DATA SECTION:
---

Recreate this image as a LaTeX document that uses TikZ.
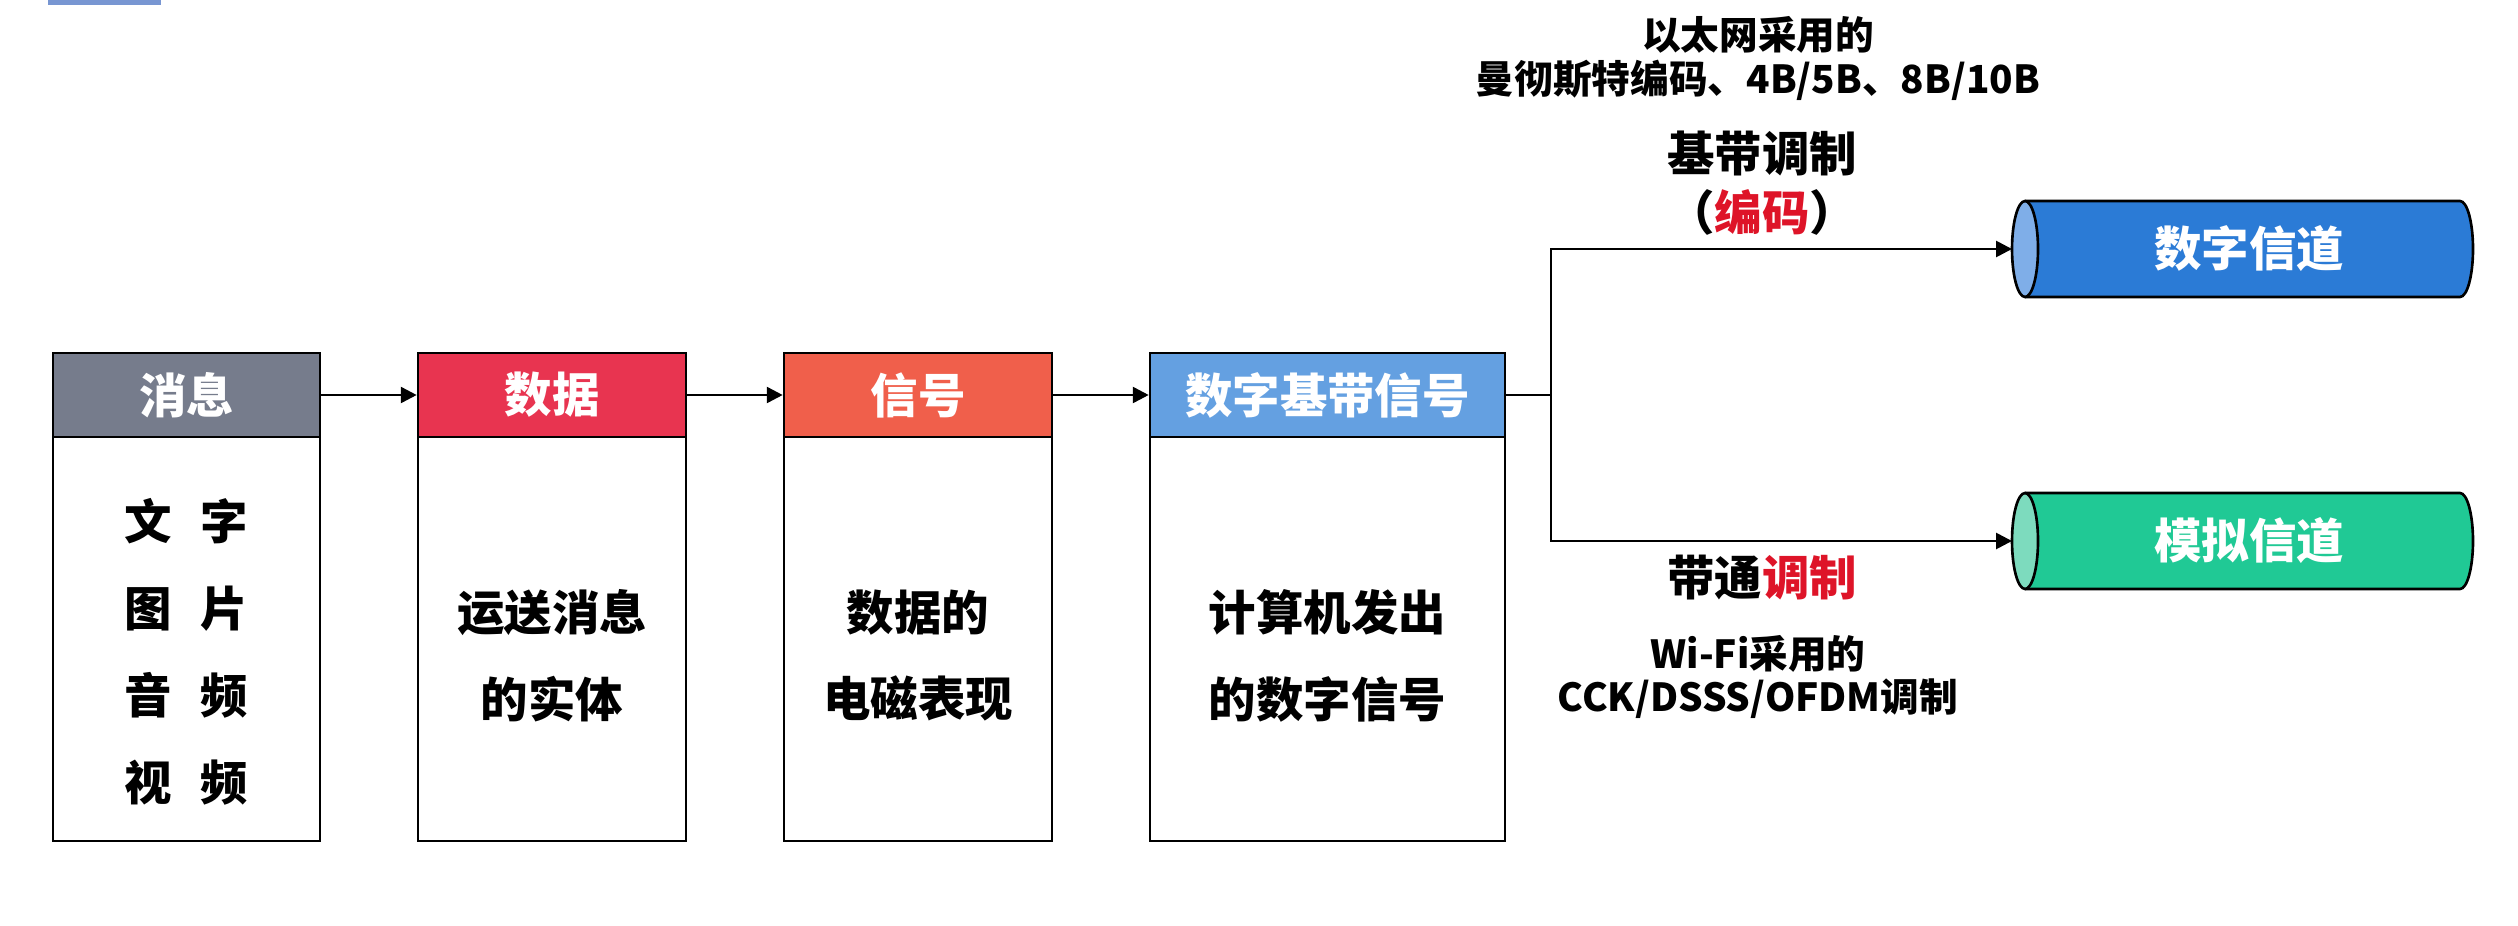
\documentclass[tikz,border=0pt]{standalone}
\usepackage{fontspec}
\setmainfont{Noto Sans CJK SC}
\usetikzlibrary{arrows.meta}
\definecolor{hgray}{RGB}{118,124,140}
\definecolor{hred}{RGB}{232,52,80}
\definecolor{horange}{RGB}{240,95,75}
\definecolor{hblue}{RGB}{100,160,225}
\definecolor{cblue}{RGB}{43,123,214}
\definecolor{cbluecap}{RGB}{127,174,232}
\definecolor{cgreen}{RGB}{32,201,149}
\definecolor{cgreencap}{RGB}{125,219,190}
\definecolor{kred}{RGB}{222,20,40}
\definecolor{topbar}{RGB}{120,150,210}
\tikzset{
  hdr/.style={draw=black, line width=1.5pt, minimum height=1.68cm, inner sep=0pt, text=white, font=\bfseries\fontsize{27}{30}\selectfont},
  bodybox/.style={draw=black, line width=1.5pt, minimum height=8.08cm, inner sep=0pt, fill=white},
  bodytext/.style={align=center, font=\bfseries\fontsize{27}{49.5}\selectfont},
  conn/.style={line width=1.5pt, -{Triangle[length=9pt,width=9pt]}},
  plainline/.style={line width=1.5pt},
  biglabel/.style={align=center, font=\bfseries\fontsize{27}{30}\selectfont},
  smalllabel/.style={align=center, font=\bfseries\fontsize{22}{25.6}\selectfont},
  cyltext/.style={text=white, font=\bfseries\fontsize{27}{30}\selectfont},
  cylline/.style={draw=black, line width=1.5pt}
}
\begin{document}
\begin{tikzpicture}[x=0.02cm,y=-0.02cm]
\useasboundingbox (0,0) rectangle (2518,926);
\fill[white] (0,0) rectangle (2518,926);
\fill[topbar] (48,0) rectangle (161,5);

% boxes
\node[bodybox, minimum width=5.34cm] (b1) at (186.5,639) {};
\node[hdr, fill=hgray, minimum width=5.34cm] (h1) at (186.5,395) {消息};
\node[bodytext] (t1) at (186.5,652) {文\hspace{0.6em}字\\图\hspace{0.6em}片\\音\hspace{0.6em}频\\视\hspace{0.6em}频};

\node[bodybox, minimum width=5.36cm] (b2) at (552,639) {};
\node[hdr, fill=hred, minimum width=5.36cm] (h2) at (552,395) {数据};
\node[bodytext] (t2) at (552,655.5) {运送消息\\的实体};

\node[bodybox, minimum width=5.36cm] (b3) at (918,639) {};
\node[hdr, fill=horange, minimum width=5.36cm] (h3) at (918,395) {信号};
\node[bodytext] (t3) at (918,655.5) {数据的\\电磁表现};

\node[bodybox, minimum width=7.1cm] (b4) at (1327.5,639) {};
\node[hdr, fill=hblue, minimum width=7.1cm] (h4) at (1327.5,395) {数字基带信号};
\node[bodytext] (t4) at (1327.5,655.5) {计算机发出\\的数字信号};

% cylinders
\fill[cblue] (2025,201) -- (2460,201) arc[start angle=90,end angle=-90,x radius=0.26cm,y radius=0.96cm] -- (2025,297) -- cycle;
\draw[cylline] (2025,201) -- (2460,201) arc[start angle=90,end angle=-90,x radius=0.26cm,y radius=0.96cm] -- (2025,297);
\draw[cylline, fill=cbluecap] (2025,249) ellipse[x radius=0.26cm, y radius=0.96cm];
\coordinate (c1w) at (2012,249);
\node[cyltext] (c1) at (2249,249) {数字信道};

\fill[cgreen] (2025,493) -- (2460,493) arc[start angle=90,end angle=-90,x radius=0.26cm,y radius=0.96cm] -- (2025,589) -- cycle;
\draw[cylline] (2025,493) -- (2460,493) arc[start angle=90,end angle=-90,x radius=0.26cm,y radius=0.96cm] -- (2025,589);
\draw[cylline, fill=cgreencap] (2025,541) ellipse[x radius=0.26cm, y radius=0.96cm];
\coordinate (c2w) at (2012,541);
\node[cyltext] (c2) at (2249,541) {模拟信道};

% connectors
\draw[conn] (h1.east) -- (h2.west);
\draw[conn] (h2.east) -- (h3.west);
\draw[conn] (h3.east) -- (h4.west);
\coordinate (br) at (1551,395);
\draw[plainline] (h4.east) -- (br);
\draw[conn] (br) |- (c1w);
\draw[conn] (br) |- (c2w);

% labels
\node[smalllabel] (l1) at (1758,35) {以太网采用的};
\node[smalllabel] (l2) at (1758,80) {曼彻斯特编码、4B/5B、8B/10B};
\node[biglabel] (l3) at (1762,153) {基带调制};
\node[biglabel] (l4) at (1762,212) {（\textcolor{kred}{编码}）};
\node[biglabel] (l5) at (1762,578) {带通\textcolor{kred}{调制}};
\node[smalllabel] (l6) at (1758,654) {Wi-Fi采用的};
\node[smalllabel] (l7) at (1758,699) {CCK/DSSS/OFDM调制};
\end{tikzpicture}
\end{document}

---

WHAT NEEDS TO BE DONE: Starting at the first line of the material, output exactly the lines up to and including the one with "(48,0) rectangle (161,5);". Do not include the pictures.

RESULT FOR THIS TASK:
Recreate this image as a LaTeX document that uses TikZ.
\documentclass[tikz,border=0pt]{standalone}
\usepackage{fontspec}
\setmainfont{Noto Sans CJK SC}
\usetikzlibrary{arrows.meta}
\definecolor{hgray}{RGB}{118,124,140}
\definecolor{hred}{RGB}{232,52,80}
\definecolor{horange}{RGB}{240,95,75}
\definecolor{hblue}{RGB}{100,160,225}
\definecolor{cblue}{RGB}{43,123,214}
\definecolor{cbluecap}{RGB}{127,174,232}
\definecolor{cgreen}{RGB}{32,201,149}
\definecolor{cgreencap}{RGB}{125,219,190}
\definecolor{kred}{RGB}{222,20,40}
\definecolor{topbar}{RGB}{120,150,210}
\tikzset{
  hdr/.style={draw=black, line width=1.5pt, minimum height=1.68cm, inner sep=0pt, text=white, font=\bfseries\fontsize{27}{30}\selectfont},
  bodybox/.style={draw=black, line width=1.5pt, minimum height=8.08cm, inner sep=0pt, fill=white},
  bodytext/.style={align=center, font=\bfseries\fontsize{27}{49.5}\selectfont},
  conn/.style={line width=1.5pt, -{Triangle[length=9pt,width=9pt]}},
  plainline/.style={line width=1.5pt},
  biglabel/.style={align=center, font=\bfseries\fontsize{27}{30}\selectfont},
  smalllabel/.style={align=center, font=\bfseries\fontsize{22}{25.6}\selectfont},
  cyltext/.style={text=white, font=\bfseries\fontsize{27}{30}\selectfont},
  cylline/.style={draw=black, line width=1.5pt}
}
\begin{document}
\begin{tikzpicture}[x=0.02cm,y=-0.02cm]
\useasboundingbox (0,0) rectangle (2518,926);
\fill[white] (0,0) rectangle (2518,926);
\fill[topbar] (48,0) rectangle (161,5);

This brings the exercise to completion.